Viewing figures were not being announced until later today.

In last night’s double bill, Gail, played by Helen Worth, discovered the terrible truth – that the husband she loves is a murderer.

And as he pinned her to the sofa with his hand over his mouth and his evil face inches from hers, she realised that she could become victim number four.

Richard’s confession came after Gail discovered that murder suspect Ade Critchley, the teenager whom Richard framed for Maxine Peacock’s killing, could not have committed the crime.

A chain of events led Gail to confront Richard – who finally confessed to Maxine’s murder.

To her horror, her husband went on to admit all his crimes one by one.

The double bill was the nailbiting climax of a storyline which has had millions of viewers glued to their TV sets.

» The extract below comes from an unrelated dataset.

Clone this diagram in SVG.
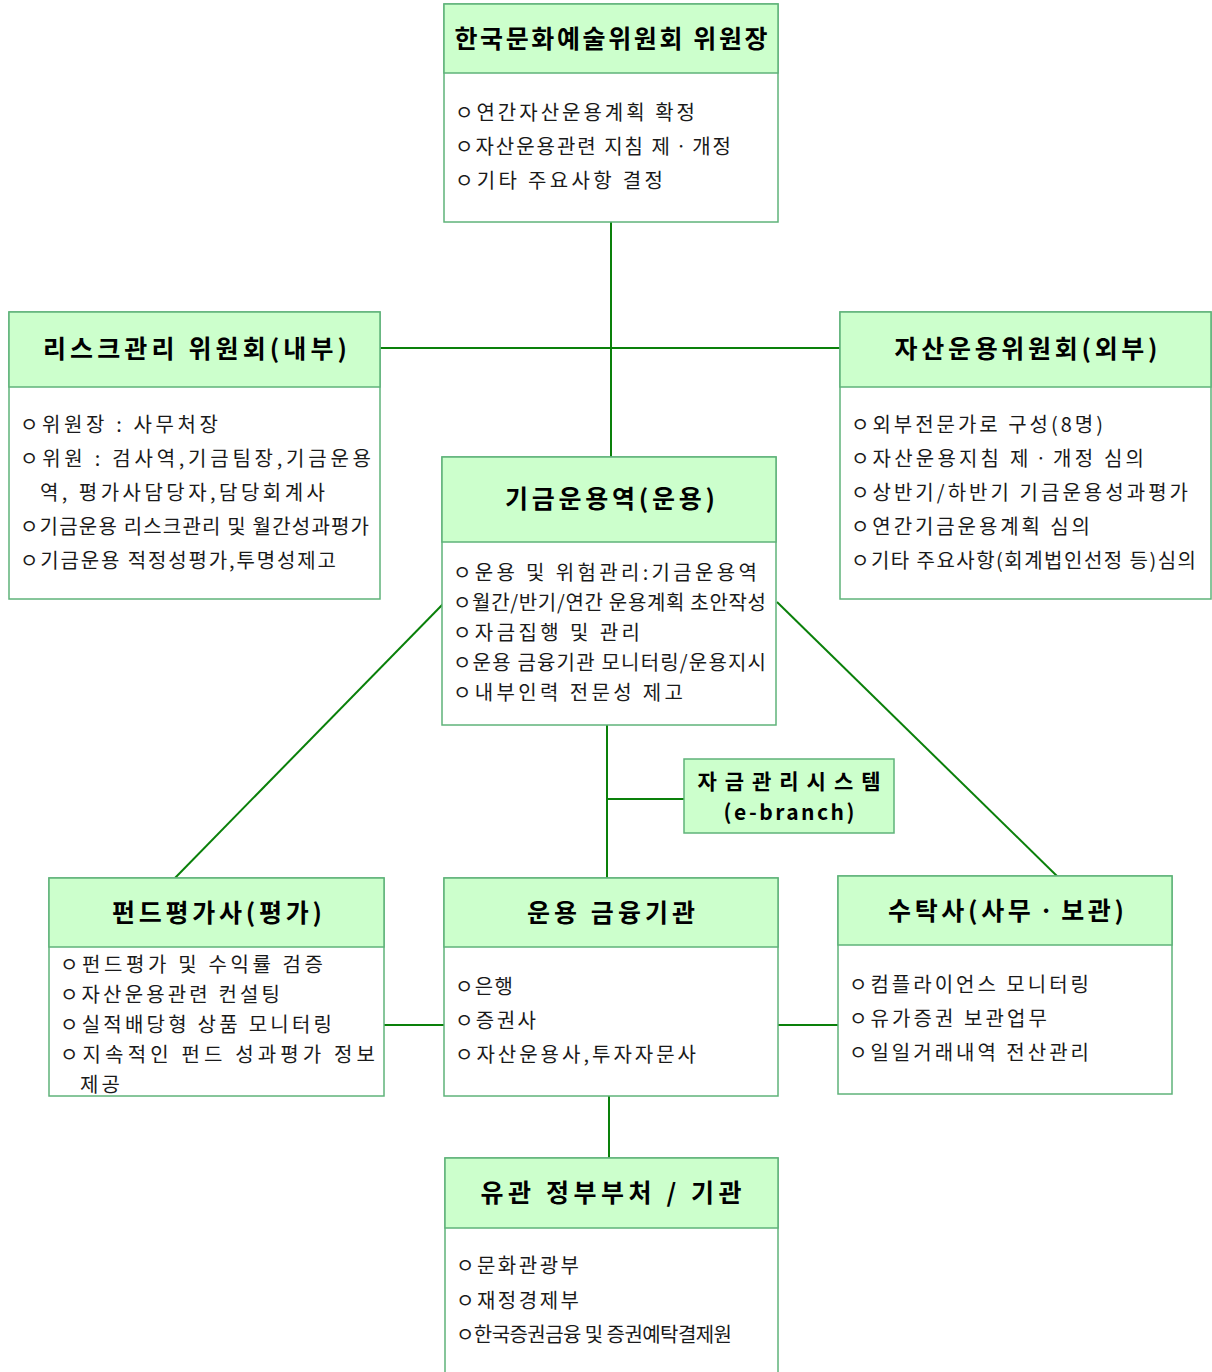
<svg xmlns="http://www.w3.org/2000/svg" width="1212" height="1372" viewBox="0 0 1212 1372">
<style>
.box{fill:#ffffff;stroke:#5fb37a;stroke-width:1.5}
.hd{fill:#ccffcc;stroke:#5fb37a;stroke-width:1.5}
.t{font-family:"Noto Sans CJK KR","Noto Sans",sans-serif;font-size:25px;font-weight:bold;fill:#000;text-anchor:middle}
.s{font-size:21px}
.b{font-family:"Noto Sans CJK KR","Noto Sans",sans-serif;font-size:20px;fill:#1a1a1a}
.c line{stroke:#0a800a;stroke-width:2}
</style>
<rect width="1212" height="1372" fill="#ffffff"/>
<g class="c" id="connectors">
<line x1="611" y1="222" x2="611" y2="457"/>
<line x1="380" y1="348" x2="840" y2="348"/>
<line x1="607" y1="725" x2="607" y2="878"/>
<line x1="607" y1="799" x2="684" y2="799"/>
<line x1="443" y1="604" x2="175" y2="878"/>
<line x1="777" y1="602" x2="1060" y2="879"/>
<line x1="384" y1="1025" x2="444" y2="1025"/>
<line x1="778" y1="1025" x2="838" y2="1025"/>
<line x1="609" y1="1096" x2="609" y2="1158"/>
</g>
<g id="chair">
<rect class="box" x="444" y="4" width="334" height="218"/>
<rect class="hd" x="444" y="4" width="334" height="69"/>
<text class="t" x="611" y="48" textLength="313" lengthAdjust="spacing">한국문화예술위원회 위원장</text>
<text class="b" x="455" y="120" textLength="240" lengthAdjust="spacing">ㅇ연간자산운용계획 확정</text>
<text class="b" x="455" y="154" textLength="276" lengthAdjust="spacing">ㅇ자산운용관련 지침 제ㆍ개정</text>
<text class="b" x="455" y="188" textLength="208" lengthAdjust="spacing">ㅇ기타 주요사항 결정</text>
</g>
<g id="risk">
<rect class="box" x="9" y="312" width="371" height="287"/>
<rect class="hd" x="9" y="312" width="371" height="75"/>
<text class="t" x="195" y="358" textLength="304" lengthAdjust="spacing">리스크관리 위원회(내부)</text>
<text class="b" x="20" y="432" textLength="198" lengthAdjust="spacing">ㅇ위원장 : 사무처장</text>
<text class="b" x="20" y="466" textLength="351" lengthAdjust="spacing">ㅇ위원 : 검사역,기금팀장,기금운용</text>
<text class="b" x="40" y="500" textLength="285" lengthAdjust="spacing">역, 평가사담당자,담당회계사</text>
<text class="b" x="20" y="534" textLength="349" lengthAdjust="spacing">ㅇ기금운용 리스크관리 및 월간성과평가</text>
<text class="b" x="20" y="568" textLength="316" lengthAdjust="spacing">ㅇ기금운용 적정성평가,투명성제고</text>
</g>
<g id="asset">
<rect class="box" x="840" y="312" width="371" height="287"/>
<rect class="hd" x="840" y="312" width="371" height="75"/>
<text class="t" x="1026" y="358" textLength="263" lengthAdjust="spacing">자산운용위원회(외부)</text>
<text class="b" x="851" y="432" textLength="252" lengthAdjust="spacing">ㅇ외부전문가로 구성(8명)</text>
<text class="b" x="851" y="466" textLength="293" lengthAdjust="spacing">ㅇ자산운용지침 제ㆍ개정 심의</text>
<text class="b" x="851" y="500" textLength="337" lengthAdjust="spacing">ㅇ상반기/하반기 기금운용성과평가</text>
<text class="b" x="851" y="534" textLength="239" lengthAdjust="spacing">ㅇ연간기금운용계획 심의</text>
<text class="b" x="851" y="568" textLength="345" lengthAdjust="spacing">ㅇ기타 주요사항(회계법인선정 등)심의</text>
</g>
<g id="fund-manager">
<rect class="box" x="442" y="457" width="334" height="268"/>
<rect class="hd" x="442" y="457" width="334" height="85"/>
<text class="t" x="610" y="508" textLength="210" lengthAdjust="spacing">기금운용역(운용)</text>
<text class="b" x="453" y="580" textLength="304" lengthAdjust="spacing">ㅇ운용 및 위험관리:기금운용역</text>
<text class="b" x="453" y="610" textLength="313" lengthAdjust="spacing">ㅇ월간/반기/연간 운용계획 초안작성</text>
<text class="b" x="453" y="640" textLength="187" lengthAdjust="spacing">ㅇ자금집행 및 관리</text>
<text class="b" x="453" y="670" textLength="313" lengthAdjust="spacing">ㅇ운용 금융기관 모니터링/운용지시</text>
<text class="b" x="453" y="700" textLength="230" lengthAdjust="spacing">ㅇ내부인력 전문성 제고</text>
</g>
<g id="system">
<rect class="hd" x="684" y="759" width="210" height="74"/>
<text class="t s" x="789" y="789" textLength="183" lengthAdjust="spacing">자금관리시스템</text>
<text class="t s" x="789" y="820" textLength="131" lengthAdjust="spacing">(e-branch)</text>
</g>
<g id="evaluator">
<rect class="box" x="49" y="878" width="335" height="218"/>
<rect class="hd" x="49" y="878" width="335" height="69"/>
<text class="t" x="217" y="922" textLength="210" lengthAdjust="spacing">펀드평가사(평가)</text>
<text class="b" x="60" y="972" textLength="263" lengthAdjust="spacing">ㅇ펀드평가 및 수익률 검증</text>
<text class="b" x="60" y="1002" textLength="220" lengthAdjust="spacing">ㅇ자산운용관련 컨설팅</text>
<text class="b" x="60" y="1032" textLength="272" lengthAdjust="spacing">ㅇ실적배당형 상품 모니터링</text>
<text class="b" x="60" y="1062" textLength="315" lengthAdjust="spacing">ㅇ지속적인 펀드 성과평가 정보</text>
<text class="b" x="80" y="1092" textLength="40" lengthAdjust="spacing">제공</text>
</g>
<g id="institutions">
<rect class="box" x="444" y="878" width="334" height="218"/>
<rect class="hd" x="444" y="878" width="334" height="69"/>
<text class="t" x="611" y="922" textLength="168" lengthAdjust="spacing">운용 금융기관</text>
<text class="b" x="455" y="994" textLength="58" lengthAdjust="spacing">ㅇ은행</text>
<text class="b" x="455" y="1028" textLength="81" lengthAdjust="spacing">ㅇ증권사</text>
<text class="b" x="455" y="1062" textLength="241" lengthAdjust="spacing">ㅇ자산운용사,투자자문사</text>
</g>
<g id="custodian">
<rect class="box" x="838" y="876" width="334" height="218"/>
<rect class="hd" x="838" y="876" width="334" height="69"/>
<text class="t" x="1006" y="920" textLength="236" lengthAdjust="spacing">수탁사(사무ㆍ보관)</text>
<text class="b" x="849" y="992" textLength="240" lengthAdjust="spacing">ㅇ컴플라이언스 모니터링</text>
<text class="b" x="849" y="1026" textLength="198" lengthAdjust="spacing">ㅇ유가증권 보관업무</text>
<text class="b" x="849" y="1060" textLength="240" lengthAdjust="spacing">ㅇ일일거래내역 전산관리</text>
</g>
<g id="government">
<rect class="box" x="445" y="1158" width="333" height="225"/>
<rect class="hd" x="445" y="1158" width="333" height="70"/>
<text class="t" x="611" y="1202" textLength="261" lengthAdjust="spacing">유관 정부부처 / 기관</text>
<text class="b" x="456" y="1273" textLength="123" lengthAdjust="spacing">ㅇ문화관광부</text>
<text class="b" x="456" y="1308" textLength="123" lengthAdjust="spacing">ㅇ재정경제부</text>
<text class="b" x="456" y="1342" textLength="276" lengthAdjust="spacing">ㅇ한국증권금융 및 증권예탁결제원</text>
</g>
</svg>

In an earlier double bill in which Maxine was murdered, a power surge measuring 1,500 mega-watts swept the nation.

Meanwhile TV watchdogs yesterday rejected dozens of complaints by viewers over that episode last month in which Hillman first attacked pensioner Emily Bishop then bludgeoned Maxine to death after she stumbled in on his crime.

Afterwards, distraught husband Ashley cradled Maxine’s body in his arms and was left drenched in blood.

The Independent Television Commission received 41 complaints from people who believed the scenes were too upsetting for family viewing.

But the complaints were rejected by the ITC, which said viewers knew what to expect because the episodes were preceded by a warning and the storyline had received widespread publicity beforehand.

A spokeswoman said: “The ITC believed this gave parents a good indication of what to expect and so make an informed decision of whether to watch with their children.”

The ITC ruled that the soap had shown “suitable restraint” in the episodes - Hillman was not seen hitting his victims and shots of Emily’s injuries were not graphic.